RECORDED DATA start

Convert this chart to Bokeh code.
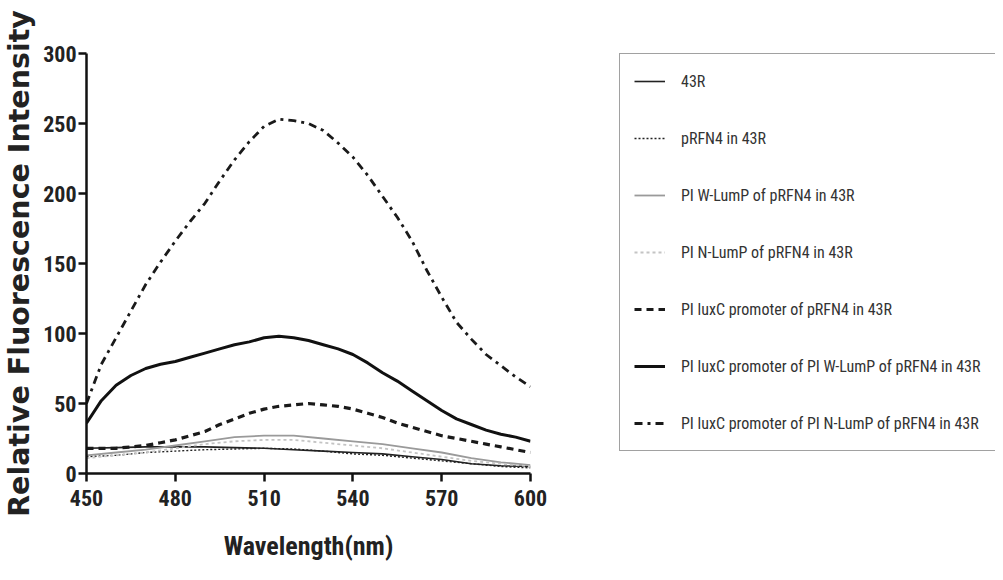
from bokeh.plotting import figure
from bokeh.layouts import row
from bokeh.models import Legend, LegendItem, FixedTicker, Range1d
from bokeh.embed import file_html
from bokeh.resources import INLINE

# ---------------- data ----------------
wl_5 = [450, 455, 460, 465, 470, 475, 480, 485, 490, 495, 500, 505, 510, 515,
        520, 525, 530, 535, 540, 545, 550, 555, 560, 565, 570, 575, 580, 585,
        590, 595, 600]
wl_10 = [450, 460, 470, 480, 490, 500, 510, 520, 530, 540, 550, 560, 570, 580, 590, 600]

s_43R = [18, 18.5, 19, 19, 19, 18.5, 18, 17, 16, 15, 14, 12, 10, 7, 5.5, 5]
s_pRFN4 = [12, 13, 15, 16, 17, 17.5, 18, 17.5, 16, 14, 13, 11, 9, 7, 5, 4]
s_W = [13, 15, 17, 20, 23, 26, 27, 27, 25, 23, 21, 18, 15, 11, 8, 6]
s_N = [11, 13, 15, 18, 21, 23, 24, 24, 22, 20, 18, 15, 12, 9, 7, 5]
s_lux = [18, 18, 18, 19, 20, 22, 24, 27, 30, 35, 39, 43, 46, 48, 49, 50, 49, 48,
         46, 43, 40, 36, 33, 30, 27, 25, 23, 21, 19, 17, 15]
s_luxW = [36, 52, 63, 70, 75, 78, 80, 83, 86, 89, 92, 94, 97, 98, 97, 95, 92, 89,
          85, 79, 72, 66, 59, 52, 45, 39, 35, 31, 28, 26, 23]
s_luxN = [50, 78, 97, 116, 135, 151, 166, 180, 193, 209, 224, 237, 248, 253, 252,
          250, 245, 236, 226, 213, 198, 183, 166, 145, 126, 108, 96, 85, 77, 69, 62]

labels = ["43R", "pRFN4 in 43R", "PI W-LumP of pRFN4 in 43R", "PI N-LumP of pRFN4 in 43R",
          "PI luxC promoter of pRFN4 in 43R", "PI luxC promoter of PI W-LumP of pRFN4 in 43R",
          "PI luxC promoter of PI N-LumP of pRFN4 in 43R"]
x_ticks = [450, 480, 510, 540, 570, 600]
y_ticks = [0, 50, 100, 150, 200, 250, 300]

COND = "Roboto Condensed, DejaVu Sans Condensed, sans-serif"

p = figure(width=600, height=572, output_backend="svg", toolbar_location=None,
           x_range=Range1d(450, 600), y_range=Range1d(0, 300),
           min_border_left=85, min_border_top=53, min_border_bottom=99,
           min_border_right=70)
p.outline_line_color = None
p.xgrid.visible = False
p.ygrid.visible = False

styles = [
    dict(line_color="#222222", line_width=1.6),
    dict(line_color="#222222", line_width=1.4, line_dash="2 2"),
    dict(line_color="#9a9a9a", line_width=1.8),
    dict(line_color="#c4c4c4", line_width=1.8, line_dash="3 3"),
    dict(line_color="#1a1a1a", line_width=3.2, line_dash="7 5"),
    dict(line_color="#111111", line_width=3.0),
    dict(line_color="#1a1a1a", line_width=2.8, line_dash="8 5 3 5"),
]
xs_all = [wl_10, wl_10, wl_10, wl_10, wl_5, wl_5, wl_5]
ys_all = [s_43R, s_pRFN4, s_W, s_N, s_lux, s_luxW, s_luxN]
for xs, ys, kw in zip(xs_all, ys_all, styles):
    p.line(xs, ys, **kw)

for ax in (p.xaxis[0], p.yaxis[0]):
    ax.axis_line_width = 2.5
    ax.axis_line_color = "#111111"
    ax.major_tick_line_width = 2.5
    ax.major_tick_line_color = "#111111"
    ax.major_tick_out = 8
    ax.major_tick_in = 0
    ax.minor_tick_line_color = None
    ax.major_label_text_font = COND
    ax.major_label_text_font_size = "22px"
    ax.major_label_text_font_style = "bold"
    ax.major_label_text_color = "#222222"

p.xaxis[0].ticker = FixedTicker(ticks=x_ticks)
p.yaxis[0].ticker = FixedTicker(ticks=y_ticks)
p.xaxis[0].major_label_standoff = 8
p.yaxis[0].major_label_standoff = 2

p.xaxis[0].axis_label = "Wavelength(nm)"
p.xaxis[0].axis_label_text_font = COND
p.xaxis[0].axis_label_text_font_size = "26px"
p.xaxis[0].axis_label_text_font_style = "bold"
p.xaxis[0].axis_label_text_color = "#222222"
p.xaxis[0].axis_label_standoff = 22

p.yaxis[0].axis_label = "Relative Fluorescence Intensity"
p.yaxis[0].axis_label_text_font = "DejaVu Sans"
p.yaxis[0].axis_label_text_font_size = "28.5px"
p.yaxis[0].axis_label_text_font_style = "bold"
p.yaxis[0].axis_label_text_color = "#222222"
p.yaxis[0].axis_label_standoff = 4

# legend panel as a second, axis-less figure (frame aligned with the chart's frame)
q = figure(width=395, height=572, output_backend="svg", toolbar_location=None,
           x_range=Range1d(0, 1), y_range=Range1d(0, 1),
           x_axis_type=None, y_axis_type=None,
           min_border_left=0, min_border_right=0, min_border_top=0, min_border_bottom=0)
q.outline_line_color = None
q.xgrid.visible = False
q.ygrid.visible = False
items = []
for kw, lab in zip(styles, labels):
    r = q.line([5, 6], [5, 6], **kw)  # off-range, only feeds the legend sample
    items.append(LegendItem(label=lab, renderers=[r]))

legend = Legend(items=items, location=(19, 22))
legend.border_line_color = "#444444"
legend.border_line_width = 1.6
legend.background_fill_alpha = 1.0
legend.padding = 14
legend.margin = 0
legend.spacing = 31
legend.glyph_width = 31
legend.glyph_height = 26
legend.label_height = 26
legend.label_standoff = 16
legend.label_text_font = COND
legend.label_text_font_size = "16px"
legend.label_text_color = "#333333"
q.add_layout(legend, "center")

layout = row(p, q)
open("out.html", "w").write(file_html(layout, INLINE))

RECORDED DATA end

__WHAT TO WORK ON__
Reproduce the material in its entirety and word for word, without the pictures.

__COMPLETE RESPONSE__
Convert this chart to Bokeh code.
from bokeh.plotting import figure
from bokeh.layouts import row
from bokeh.models import Legend, LegendItem, FixedTicker, Range1d
from bokeh.embed import file_html
from bokeh.resources import INLINE

# ---------------- data ----------------
wl_5 = [450, 455, 460, 465, 470, 475, 480, 485, 490, 495, 500, 505, 510, 515,
        520, 525, 530, 535, 540, 545, 550, 555, 560, 565, 570, 575, 580, 585,
        590, 595, 600]
wl_10 = [450, 460, 470, 480, 490, 500, 510, 520, 530, 540, 550, 560, 570, 580, 590, 600]

s_43R = [18, 18.5, 19, 19, 19, 18.5, 18, 17, 16, 15, 14, 12, 10, 7, 5.5, 5]
s_pRFN4 = [12, 13, 15, 16, 17, 17.5, 18, 17.5, 16, 14, 13, 11, 9, 7, 5, 4]
s_W = [13, 15, 17, 20, 23, 26, 27, 27, 25, 23, 21, 18, 15, 11, 8, 6]
s_N = [11, 13, 15, 18, 21, 23, 24, 24, 22, 20, 18, 15, 12, 9, 7, 5]
s_lux = [18, 18, 18, 19, 20, 22, 24, 27, 30, 35, 39, 43, 46, 48, 49, 50, 49, 48,
         46, 43, 40, 36, 33, 30, 27, 25, 23, 21, 19, 17, 15]
s_luxW = [36, 52, 63, 70, 75, 78, 80, 83, 86, 89, 92, 94, 97, 98, 97, 95, 92, 89,
          85, 79, 72, 66, 59, 52, 45, 39, 35, 31, 28, 26, 23]
s_luxN = [50, 78, 97, 116, 135, 151, 166, 180, 193, 209, 224, 237, 248, 253, 252,
          250, 245, 236, 226, 213, 198, 183, 166, 145, 126, 108, 96, 85, 77, 69, 62]

labels = ["43R", "pRFN4 in 43R", "PI W-LumP of pRFN4 in 43R", "PI N-LumP of pRFN4 in 43R",
          "PI luxC promoter of pRFN4 in 43R", "PI luxC promoter of PI W-LumP of pRFN4 in 43R",
          "PI luxC promoter of PI N-LumP of pRFN4 in 43R"]
x_ticks = [450, 480, 510, 540, 570, 600]
y_ticks = [0, 50, 100, 150, 200, 250, 300]

COND = "Roboto Condensed, DejaVu Sans Condensed, sans-serif"

p = figure(width=600, height=572, output_backend="svg", toolbar_location=None,
           x_range=Range1d(450, 600), y_range=Range1d(0, 300),
           min_border_left=85, min_border_top=53, min_border_bottom=99,
           min_border_right=70)
p.outline_line_color = None
p.xgrid.visible = False
p.ygrid.visible = False

styles = [
    dict(line_color="#222222", line_width=1.6),
    dict(line_color="#222222", line_width=1.4, line_dash="2 2"),
    dict(line_color="#9a9a9a", line_width=1.8),
    dict(line_color="#c4c4c4", line_width=1.8, line_dash="3 3"),
    dict(line_color="#1a1a1a", line_width=3.2, line_dash="7 5"),
    dict(line_color="#111111", line_width=3.0),
    dict(line_color="#1a1a1a", line_width=2.8, line_dash="8 5 3 5"),
]
xs_all = [wl_10, wl_10, wl_10, wl_10, wl_5, wl_5, wl_5]
ys_all = [s_43R, s_pRFN4, s_W, s_N, s_lux, s_luxW, s_luxN]
for xs, ys, kw in zip(xs_all, ys_all, styles):
    p.line(xs, ys, **kw)

for ax in (p.xaxis[0], p.yaxis[0]):
    ax.axis_line_width = 2.5
    ax.axis_line_color = "#111111"
    ax.major_tick_line_width = 2.5
    ax.major_tick_line_color = "#111111"
    ax.major_tick_out = 8
    ax.major_tick_in = 0
    ax.minor_tick_line_color = None
    ax.major_label_text_font = COND
    ax.major_label_text_font_size = "22px"
    ax.major_label_text_font_style = "bold"
    ax.major_label_text_color = "#222222"

p.xaxis[0].ticker = FixedTicker(ticks=x_ticks)
p.yaxis[0].ticker = FixedTicker(ticks=y_ticks)
p.xaxis[0].major_label_standoff = 8
p.yaxis[0].major_label_standoff = 2

p.xaxis[0].axis_label = "Wavelength(nm)"
p.xaxis[0].axis_label_text_font = COND
p.xaxis[0].axis_label_text_font_size = "26px"
p.xaxis[0].axis_label_text_font_style = "bold"
p.xaxis[0].axis_label_text_color = "#222222"
p.xaxis[0].axis_label_standoff = 22

p.yaxis[0].axis_label = "Relative Fluorescence Intensity"
p.yaxis[0].axis_label_text_font = "DejaVu Sans"
p.yaxis[0].axis_label_text_font_size = "28.5px"
p.yaxis[0].axis_label_text_font_style = "bold"
p.yaxis[0].axis_label_text_color = "#222222"
p.yaxis[0].axis_label_standoff = 4

# legend panel as a second, axis-less figure (frame aligned with the chart's frame)
q = figure(width=395, height=572, output_backend="svg", toolbar_location=None,
           x_range=Range1d(0, 1), y_range=Range1d(0, 1),
           x_axis_type=None, y_axis_type=None,
           min_border_left=0, min_border_right=0, min_border_top=0, min_border_bottom=0)
q.outline_line_color = None
q.xgrid.visible = False
q.ygrid.visible = False
items = []
for kw, lab in zip(styles, labels):
    r = q.line([5, 6], [5, 6], **kw)  # off-range, only feeds the legend sample
    items.append(LegendItem(label=lab, renderers=[r]))

legend = Legend(items=items, location=(19, 22))
legend.border_line_color = "#444444"
legend.border_line_width = 1.6
legend.background_fill_alpha = 1.0
legend.padding = 14
legend.margin = 0
legend.spacing = 31
legend.glyph_width = 31
legend.glyph_height = 26
legend.label_height = 26
legend.label_standoff = 16
legend.label_text_font = COND
legend.label_text_font_size = "16px"
legend.label_text_color = "#333333"
q.add_layout(legend, "center")

layout = row(p, q)
open("out.html", "w").write(file_html(layout, INLINE))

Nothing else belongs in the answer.